The blood of Egyptian citizens is still wet on their hands, and these are the hands with which Egypt's ballot boxes will be counted.
The military has clamped down on the freedom of assembly, killing 27 protesters gathered at Egypt's Maspero state TV building on October 9 alone, running them over with armed personnel carriers and firing live ammunition into the crowd.
They have clamped down on the freedom of expression, detaining Egyptian bloggers Alaa Abdel Fattah and Maikel Nabil Sanad for expressing their criticism of the army.
Alaa's transfer to a civilian court on Sunday inspired hope for some, but SCAF proved to be omnipresent in the nation's legal proceedings, and even the ostensibly legitimate civilian court's decision reinforced the fabricated charges facing the man.
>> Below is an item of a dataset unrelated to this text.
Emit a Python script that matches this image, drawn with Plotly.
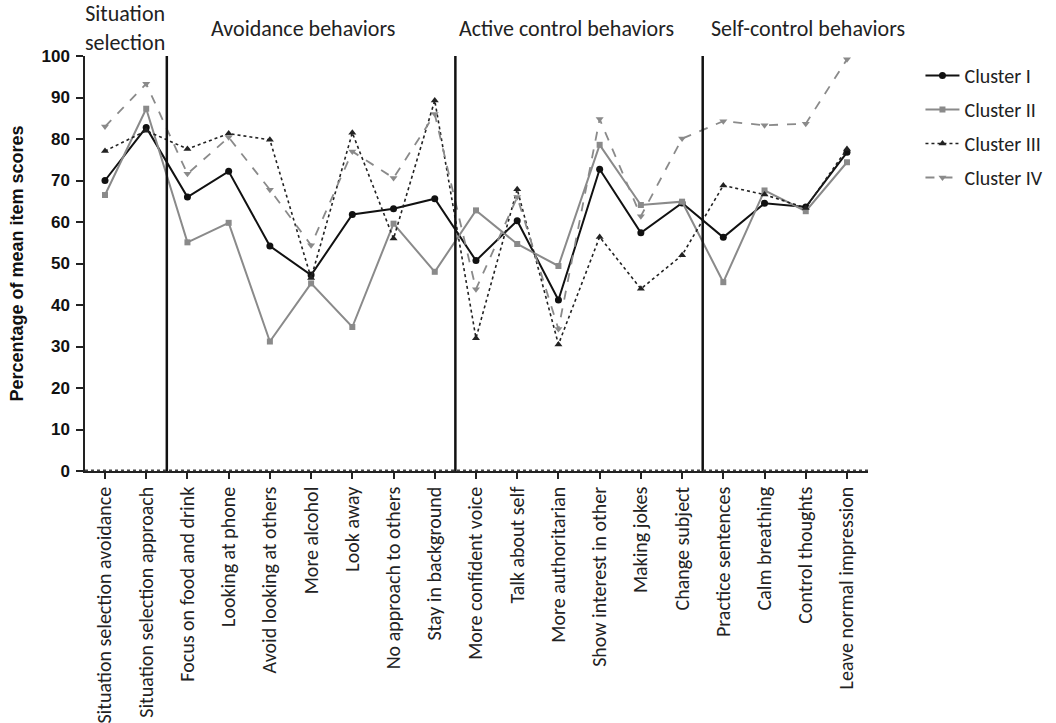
import plotly.graph_objects as go

categories = [
    "Situation selection avoidance", "Situation selection approach",
    "Focus on food and drink", "Looking at phone", "Avoid looking at others",
    "More alcohol", "Look away", "No approach to others", "Stay in background",
    "More confident voice", "Talk about self", "More authoritarian",
    "Show interest in other", "Making jokes", "Change subject",
    "Practice sentences", "Calm breathing", "Control thoughts",
    "Leave normal impression",
]
cluster_1 = [70.0, 82.8, 66.0, 72.2, 54.2, 47.2, 61.8, 63.2, 65.6, 50.7, 60.3, 41.2, 72.7, 57.4, 64.6, 56.3, 64.5, 63.6, 76.8]
cluster_2 = [66.5, 87.3, 55.1, 59.8, 31.2, 45.2, 34.7, 59.6, 48.0, 62.8, 54.7, 49.4, 78.6, 64.1, 64.9, 45.5, 67.6, 62.6, 74.4]
cluster_3 = [77.1, 82.0, 77.6, 81.3, 79.8, 46.5, 81.5, 56.0, 89.3, 32.0, 67.9, 30.5, 56.4, 43.9, 52.0, 68.8, 66.6, 63.4, 77.6]
cluster_4 = [83.0, 93.3, 71.6, 80.4, 67.8, 54.4, 77.0, 70.6, 86.0, 43.8, 66.0, 34.2, 84.8, 61.4, 80.1, 84.3, 83.3, 83.7, 99.2]

series_names = ["Cluster I", "Cluster II", "Cluster III", "Cluster IV"]
group_labels = ["Situation<br>selection", "Avoidance behaviors", "Active control behaviors", "Self-control behaviors"]
group_centers = [0.49, 4.8, 11.2, 17.05]
separators = [1.5, 8.5, 14.5]
y_ticks = [0, 10, 20, 30, 40, 50, 60, 70, 80, 90, 100]

label_font = "Carlito, Lato, sans-serif"
x = list(range(len(categories)))

styles = [
    dict(color="#111111", dash="solid", width=2, symbol="circle", size=7),
    dict(color="#8a8a8a", dash="solid", width=2, symbol="square", size=6),
    dict(color="#222222", dash="dot", width=1.6, symbol="triangle-up", size=7),
    dict(color="#8a8a8a", dash="dash", width=1.8, symbol="triangle-down", size=7),
]

fig = go.Figure()
for name, vals, st in zip(series_names, [cluster_1, cluster_2, cluster_3, cluster_4], styles):
    fig.add_trace(go.Scatter(
        x=x, y=vals, name=name, mode="lines+markers", legendgroup=name,
        line=dict(color=st["color"], dash=st["dash"], width=st["width"]),
        marker=dict(color=st["color"], symbol=st["symbol"], size=st["size"]),
    ))

for s in separators:
    fig.add_shape(type="line", xref="x", yref="y", x0=s, x1=s, y0=0, y1=100,
                  line=dict(color="#111111", width=2.5))

# dotted baseline overlay
fig.add_shape(type="line", xref="paper", yref="y", x0=0, x1=1, y0=0, y1=0,
              line=dict(color="#444444", width=3, dash="dot"))

for lab, cx in zip(group_labels, group_centers):
    fig.add_annotation(x=cx, y=1.067, xref="x", yref="paper", text=lab,
                       showarrow=False, xanchor="center", yanchor="middle",
                       font=dict(family=label_font, size=22, color="#222222"))

fig.update_layout(
    width=1056, height=723,
    margin=dict(l=85, r=188, t=56, b=252, autoexpand=False),
    paper_bgcolor="white", plot_bgcolor="white",
    showlegend=True,
    legend=dict(x=1.067, y=1.0, xanchor="left", yanchor="top",
                font=dict(family=label_font, size=20, color="#222222"),
                tracegroupgap=5, itemwidth=34, bgcolor="rgba(0,0,0,0)"),
    xaxis=dict(
        range=[-0.485, 18.51], tickmode="array", tickvals=x, ticktext=categories,
        tickangle=-90, ticks="outside", ticklen=6, tickwidth=1.5, tickcolor="#222",
        showline=True, linecolor="#222222", linewidth=1.5, showgrid=False,
        zeroline=False, automargin=False,
        tickfont=dict(family=label_font, size=20, color="#222222"),
    ),
    yaxis=dict(
        range=[0, 100], tickmode="array", tickvals=y_ticks,
        ticks="outside", ticklen=7, tickwidth=1.5, tickcolor="#222",
        showline=True, linecolor="#222222", linewidth=1.5, showgrid=False,
        zeroline=False, automargin=False, ticklabelstandoff=3,
        tickfont=dict(family="Liberation Sans, Arial, sans-serif", size=17, color="#111111", weight="bold"),
        title=dict(text="<b>Percentage of mean item scores</b>", standoff=13,
                   font=dict(family="Liberation Sans, Arial, sans-serif", size=18, color="#111111")),
    ),
)

fig.write_html("out.html", config={"displayModeBar": False},
               post_script="document.body.style.margin='0';")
Likewise, Egypt's military rulers extended the detention of Egyptian blogger Maikel Nabil Sanad, who is on a prison hunger strike while serving a term for “insulting the military,” in a blog post published in April.
They have clamped down on media freedoms, forbidding criticism of their own authority and attempting to shut down the voices of their critics.
The legitimacy of Egypt's elections depends on a timely release of individual results– and the guarantee that authorities properly count the nation's precarious paper ballots.
The nation's rulers, still unaccountable for countless crimes committed over the last nine months of rule, deserve little confidence at best.